Olivier Jankovec, director general of ACI Europe said: “Europe’s airports have already taken on more than €20 billion in additional debt last year – and for most airports, this debt is what is financing today’s operations, effectively allowing them just to keep going.”
The report has also highlighted the imbalance in financial support that has been received by airlines around Europe – funding which has not been handed down to airports in the region. Airlines have been given added flexibility with slot waivers, which affect airport revenues and costs as slots remain unused and resources cannot be planned effectively.
Physical distancing requirements will keep limiting capacity with traffic concentrated in peak periods, while the need for airports to scale up capacity and resources at short notice will put further strain on financial reserves.
The report stated that ‘airport revenues are set to remain insufficient to meet capital expenditure and capital costs at least until 2032, raising the spectre of airports having no choice but to cut planned capital expenditure for the coming years.’

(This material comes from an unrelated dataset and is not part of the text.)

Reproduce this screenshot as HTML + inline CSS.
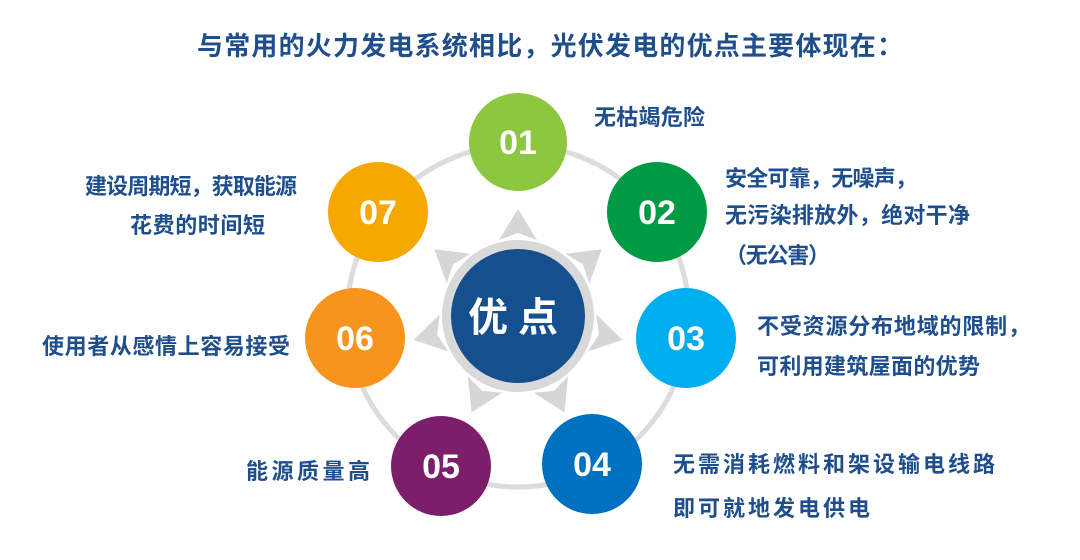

ACI Europe goes on to describe measures that should be taken in order to take the strain off airports, including aligning regulation with climate goals, allowing airports to recoup their losses through airport charges, and regulation aimed at increasing airport competition and airline countervailing power.
Jankovec concluded: “This is about looking at aviation as a balanced eco-system and putting the planet and consumers at the forefront. We cannot keep on regulating airports looking backwards, based on yesterday’s market realities and societal objectives superseded by the climate emergency. I am convinced we have more to gain working together through this crucial evolution than fighting each other.”